Please let me know if any of you finds other extraction errors. --Alex brollo (talk) 17:11, 15 March 2020 (UTC)

First global upload[edit]

User:BrolloBot is uploading now the whole book. The result is good IMHO, but needs some touches:

  1. some empty rows have to be deleted
  2. when a page begins with a lemma, two empty rows are needed before the lemma (sometimes there's only one or three empty rows);
  3. when a lemma is broken in two pages, no or one empty row is needed at the top of the page;
  4. Small caps style have to be added where needed;
  5. hyphenated words between two pages need to be fixed by tl|Pt (itwikisource style) or by tl|Hyphenated word start + tl|Hyphenated word end (enwikisouce style);
  6. a tl|tst is needed before pages tag into ns0 transclusion (see example Vocabolar dl ladin leterar/a);
  7. .... (please add here other remarks/suggestions)
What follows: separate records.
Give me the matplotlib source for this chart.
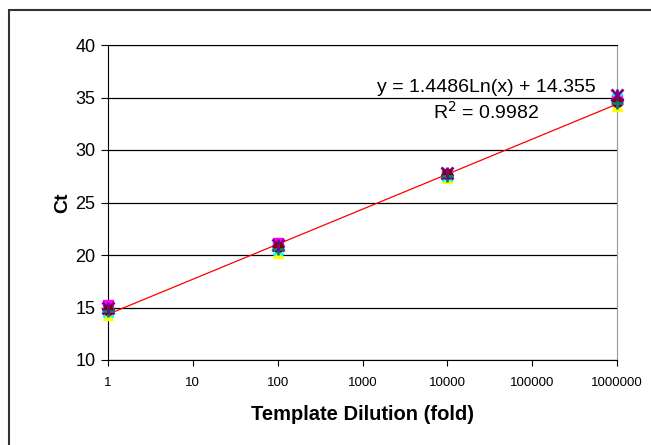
import numpy as np
import matplotlib
matplotlib.use('Agg')
import matplotlib.pyplot as plt
from matplotlib.patches import Rectangle

plt.rcParams['font.family'] = ['Liberation Sans', 'DejaVu Sans']

# dilution points and replicate Ct values
dilution = [1, 100, 10000, 1000000]
rep1 = [14.9, 20.9, 27.6, 34.9]
rep2 = [15.2, 21.1, 27.7, 34.8]
rep3 = [14.3, 20.2, 27.3, 34.2]
rep4 = [14.6, 20.5, 27.5, 35.0]
rep5 = [15.0, 21.0, 27.8, 35.2]
rep6 = [14.8, 20.8, 27.7, 34.6]
rep7 = [14.7, 20.6, 27.5, 34.5]
# trendline from the fit shown on the chart
slope = 1.4486
intercept = 14.355
eq_text = 'y = 1.4486Ln(x) + 14.355'
r2_text = 'R$^2$ = 0.9982'

fig = plt.figure(figsize=(6.51, 4.45), dpi=100)
fig.patches.append(Rectangle((9/651, -0.1), 1.2, 1.1 - 10/445, transform=fig.transFigure,
                             fill=False, edgecolor='#333333', linewidth=1.5))
ax = fig.add_axes([108/651, 1 - 360/445, 509/651, 315/445])

ax.set_xscale('log')
ax.set_xlim(1, 1000000)
ax.set_ylim(10, 40)
ax.set_yticks(range(10, 41, 5))
ax.set_xticks([1, 10, 100, 1000, 10000, 100000, 1000000])
ax.set_xticklabels(['1', '10', '100', '1000', '10000', '100000', '1000000'])
ax.minorticks_off()
ax.yaxis.grid(True, color='black', linewidth=0.9)
ax.set_axisbelow(True)
ax.spines['top'].set_color('black')
ax.spines['right'].set_color('#999999')
ax.spines['left'].set_color('black')
ax.spines['bottom'].set_color('black')
ax.tick_params(axis='y', labelsize=13, length=5, direction='out', pad=4)
ax.tick_params(axis='x', labelsize=9.5, length=4, direction='out', pad=8)

xl = np.logspace(0, 6, 200)
ax.plot(xl, slope * np.log(xl) + intercept, color='red', linewidth=0.9, zorder=2)

styles = [
    (rep1, 'D', '#000080', 6),
    (rep2, 's', '#FF00FF', 7),
    (rep3, '^', '#FFFF00', 7),
    (rep4, 'x', '#00FFFF', 7),
    (rep5, 'x', '#800080', 8),
    (rep6, 'o', '#800000', 7),
    (rep7, '+', '#008080', 9),
]
for vals, m, c, ms in styles:
    if m in ('x', '+'):
        ax.plot(dilution, vals, linestyle='none', marker=m, color=c, markersize=ms,
                markeredgewidth=2, zorder=3, clip_on=False)
    else:
        ax.plot(dilution, vals, linestyle='none', marker=m, color=c, markersize=ms,
                markeredgecolor=c, zorder=3, clip_on=False)
# vertical stroke of the star marker
ax.plot(dilution, rep5, linestyle='none', marker='|', color='#800080', markersize=8,
        markeredgewidth=2, zorder=3, clip_on=False)

ax.text(486/651, 1 - 87/445, eq_text, transform=fig.transFigure, ha='center', va='center', fontsize=14)
ax.text(486/651, 1 - 112/445, r2_text, transform=fig.transFigure, ha='center', va='center', fontsize=14)

ax.set_xlabel('Template Dilution (fold)', fontsize=14.5, fontweight='bold', labelpad=12)
ax.set_ylabel('Ct', fontsize=14, fontweight='bold', labelpad=3)

fig.savefig('out.png', dpi=100)
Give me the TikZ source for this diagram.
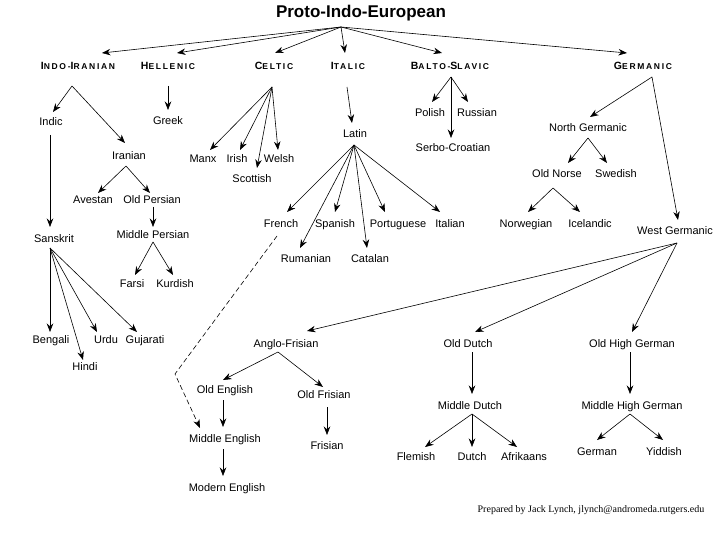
\documentclass[tikz,border=0pt]{standalone}
\usepackage{fontspec}
\setmainfont{Liberation Sans}
\newfontfamily\hdfont[LetterSpace=20]{Liberation Sans}
\newfontfamily\credfont{Liberation Serif}
\usetikzlibrary{arrows.meta}
\newcommand\Bg[1]{{\fontsize{10.5}{12}\selectfont #1}}
\newcommand\ar[4]{\draw[arr] (#1) -- ([xshift=#3pt,yshift=#4pt]#2.base);}
\newcommand\vx[4]{\coordinate (#1) at ([xshift=#3pt,yshift=#4pt]#2.base);}
\begin{document}
\begin{tikzpicture}[x=1pt,y=-1pt,
  lang/.style={anchor=base, inner sep=0pt, font=\fontsize{11}{13}\selectfont},
  hdr/.style={anchor=base, inner sep=0pt, font=\hdfont\bfseries\fontsize{8.5}{10}\selectfont},
  ttl/.style={anchor=base, inner sep=0pt, font=\bfseries\fontsize{17}{20}\selectfont},
  cred/.style={anchor=base, inner sep=0pt, font=\credfont\fontsize{10}{12}\selectfont},
  arr/.style={-{Stealth[length=8.5pt,width=6.5pt]}, line width=0.6pt}]
\useasboundingbox[fill=white] (0,0) rectangle (720,540);
% title and branches
\node[ttl] (pie) at (361,18) {Proto-Indo-European};
\node[hdr] (ii) at (78,70) {\Bg{I}NDO-\Bg{I}RANIAN};
\node[hdr] (hel) at (168,70) {\Bg{H}ELLENIC};
\node[hdr] (cel) at (274,70) {\Bg{C}ELTIC};
\node[hdr] (ita) at (348,70) {\Bg{I}TALIC};
\node[hdr] (bs) at (450,70) {\Bg{B}ALTO-\Bg{S}LAVIC};
\node[hdr] (ger) at (643,70) {\Bg{G}ERMANIC};
% languages
\node[lang] (indic) at (51,126) {Indic};
\node[lang] (iran) at (129,160) {Iranian};
\node[lang] (greek) at (168,125) {Greek};
\node[lang] (manx) at (203,163) {Manx};
\node[lang] (irish) at (237,163) {Irish};
\node[lang] (welsh) at (279,163) {Welsh};
\node[lang] (scot) at (252,183) {Scottish};
\node[lang] (latin) at (355,138) {Latin};
\node[lang] (french) at (281,228) {French};
\node[lang] (spanish) at (335,228) {Spanish};
\node[lang] (port) at (398,228) {Portuguese};
\node[lang] (italian) at (450,228) {Italian};
\node[lang] (rum) at (306,262) {Rumanian};
\node[lang] (cat) at (370,262) {Catalan};
\node[lang] (polish) at (430,117) {Polish};
\node[lang] (russian) at (477,117) {Russian};
\node[lang] (serbo) at (453,152) {Serbo-Croatian};
\node[lang] (ng) at (588,132) {North Germanic};
\node[lang] (wg) at (675,235) {West Germanic};
\node[lang] (on) at (557,178) {Old Norse};
\node[lang] (swe) at (616,178) {Swedish};
\node[lang] (nor) at (526,228) {Norwegian};
\node[lang] (ice) at (590,228) {Icelandic};
\node[lang] (ave) at (93,204) {Avestan};
\node[lang] (op) at (152,204) {Old Persian};
\node[lang] (mp) at (153,239) {Middle Persian};
\node[lang] (farsi) at (132,287) {Farsi};
\node[lang] (kurd) at (175,287) {Kurdish};
\node[lang] (sans) at (54,242) {Sanskrit};
\node[lang] (beng) at (51,343) {Bengali};
\node[lang] (hindi) at (85,370) {Hindi};
\node[lang] (urdu) at (106,343) {Urdu};
\node[lang] (guj) at (145,343) {Gujarati};
\node[lang] (af) at (286,347) {Anglo-Frisian};
\node[lang] (od) at (468,347) {Old Dutch};
\node[lang] (ohg) at (632,347) {Old High German};
\node[lang] (oe) at (225,393) {Old English};
\node[lang] (ofr) at (324,398) {Old Frisian};
\node[lang] (me) at (225,442) {Middle English};
\node[lang] (mod) at (227,491) {Modern English};
\node[lang] (fri) at (327,449) {Frisian};
\node[lang] (md) at (470,409) {Middle Dutch};
\node[lang] (flem) at (416,460) {Flemish};
\node[lang] (dutch) at (472,460) {Dutch};
\node[lang] (afr) at (524,460) {Afrikaans};
\node[lang] (mhg) at (632,409) {Middle High German};
\node[lang] (german) at (597,455) {German};
\node[lang] (yid) at (664,455) {Yiddish};
\node[cred] (credit) at (591,512) {Prepared by Jack Lynch, jlynch@andromeda.rutgers.edu};
% fan vertices
\vx{pie-v}{pie}{-20}{-9}
\vx{ii-v}{ii}{-6}{-16}
\vx{hel-v}{hel}{0}{-16}
\vx{cel-v}{cel}{-2}{-17}
\vx{ita-v}{ita}{-1}{-17}
\vx{latin-v}{latin}{-1}{-7}
\vx{bs-v}{bs}{1}{-7}
\vx{ger-v}{ger}{9}{-7}
\vx{ng-v}{ng}{0}{-6}
\vx{on-v}{on}{-4}{-10}
\vx{iran-v}{iran}{-3}{-6}
\vx{op-v}{op}{1}{-3}
\vx{mp-v}{mp}{0}{-3}
\vx{indic-v}{indic}{-1}{-9}
\vx{sans-v}{sans}{-4}{-6}
\vx{french-v}{french}{-4}{-8}
\vx{wg-v}{wg}{2}{-8}
\vx{af-v}{af}{-8}{-5}
\vx{oe-v}{oe}{-2}{-7}
\vx{me-v}{me}{-2}{-7}
\vx{ofr-v}{ofr}{3}{-9}
\vx{od-v}{od}{4}{-5}
\vx{md-v}{md}{2}{-5}
\vx{ohg-v}{ohg}{-2}{-5}
\vx{mhg-v}{mhg}{-2}{-5}
\coordinate (bend) at (175,374);
% connectors
\ar{pie-v}{ii}{24}{17}
\ar{pie-v}{hel}{9}{17}
\ar{pie-v}{cel}{1}{17}
\ar{pie-v}{ita}{-3}{17}
\ar{pie-v}{bs}{-8}{17}
\ar{pie-v}{ger}{-16}{17}
\ar{ii-v}{indic}{2}{14}
\ar{ii-v}{iran}{-4}{17}
\ar{hel-v}{greek}{0}{15}
\ar{cel-v}{manx}{7}{13}
\ar{cel-v}{irish}{3}{13}
\ar{cel-v}{welsh}{-1}{13}
\ar{cel-v}{scot}{5}{15}
\ar{ita-v}{latin}{-3}{15}
\ar{latin-v}{french}{6}{16}
\ar{latin-v}{spanish}{0}{16}
\ar{latin-v}{port}{-13}{16}
\ar{latin-v}{italian}{-10}{16}
\ar{latin-v}{rum}{-6}{14}
\ar{latin-v}{cat}{-3}{14}
\ar{bs-v}{polish}{2}{15}
\ar{bs-v}{russian}{-9}{15}
\ar{bs-v}{serbo}{-2}{14}
\ar{ger-v}{ng}{2}{15}
\ar{ger-v}{wg}{3}{15}
\ar{ng-v}{on}{11}{15}
\ar{ng-v}{swe}{-9}{15}
\ar{on-v}{nor}{2}{16}
\ar{on-v}{ice}{-10}{16}
\ar{iran-v}{ave}{5}{11}
\ar{iran-v}{op}{-2}{11}
\ar{op-v}{mp}{0}{12}
\ar{mp-v}{farsi}{3}{12}
\ar{mp-v}{kurd}{-2}{12}
\ar{indic-v}{sans}{-4}{15}
\ar{sans-v}{beng}{-1}{11}
\ar{sans-v}{hindi}{-2}{10}
\ar{sans-v}{urdu}{-9}{11}
\ar{sans-v}{guj}{-8}{11}
\draw[arr, dash pattern=on 5pt off 3pt] (french-v) -- (bend) -- ([xshift=-25pt,yshift=14pt]me.base);
\ar{wg-v}{af}{21}{16}
\ar{wg-v}{od}{7}{15}
\ar{wg-v}{ohg}{0}{15}
\ar{af-v}{oe}{-2}{13}
\ar{af-v}{ofr}{-1}{11}
\ar{oe-v}{me}{-2}{15}
\ar{me-v}{mod}{-4}{15}
\ar{ofr-v}{fri}{0}{14}
\ar{od-v}{md}{2}{15}
\ar{md-v}{flem}{9}{13}
\ar{md-v}{dutch}{0}{13}
\ar{md-v}{afr}{-7}{13}
\ar{ohg-v}{mhg}{-2}{15}
\ar{mhg-v}{german}{0}{15}
\ar{mhg-v}{yid}{-1}{15}
\end{tikzpicture}
\end{document}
The python code used to extract text and formats will be published here: User:Alex brollo/; it runs pdftohtml (xpdf library) and some pure python modules. --Alex brollo (talk) 23:24, 16 March 2020 (UTC)

Transclusion issue[edit]

Four ns0 subpages have beel splitted in two, since they raise an error (too many templates): subpages C, S, Indice italiano-ladino, Indice tedesco-ladino. --Alex brollo (talk) 14:26, 18 March 2020 (UTC)